Prior to the normalizing of remote work and cloud computing, the infrastructure risks that a company needed to consider were related to hubs. Cloud computing moved a lot of the processing out of the hub, which is good from a risk perspective. This leaves the need to ensure the infrastructure related to workers accessing the computing is resilient.
If remote work becomes the foundation we building our cities on, we now expose our companies to the additional infrastructure problem related to internet connectivity while not resolving the connectivity issues inherent in the other grids of roads, power, and water. This is fine for companies that are natively born to this, but this is dangerous for the existing large cap companies and governments that are not.
And just as we're pushing for an increase in remote work, we are also in a period of time where our infrastructure is regularly attacked remotely.
Again, this is not to say remote work is bad. There's just a lot of transformation that needs to occur and I personally feel we should not take a darwinian approach to this when state and local governments are involved.

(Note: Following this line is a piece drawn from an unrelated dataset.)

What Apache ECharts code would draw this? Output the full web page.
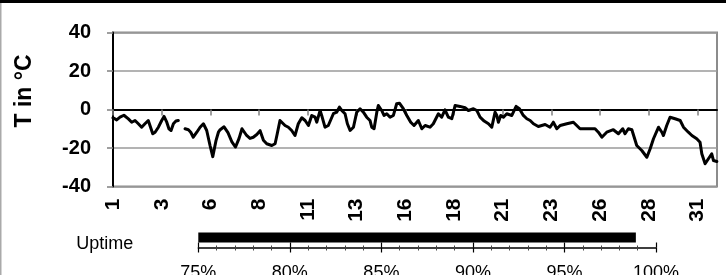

The instability we would introduce through this would likely lead to corporate funded infrastructure being stood up to ensure remote workers maintain access to cloud computing. I believe the company town concept [0] would make a comeback.
My main fear is that we would inadvertently create remote private corporate fiefdoms that would lead to corporate scrip [1] being used for local goods and services and non-transferable to other regions. The flexibility of remote work would, if my fears are realized, lead to a world of less flexibility than we have today. Not more.
I don't know what a better driver is though. How does one generate desire for a traditionally undesireable location?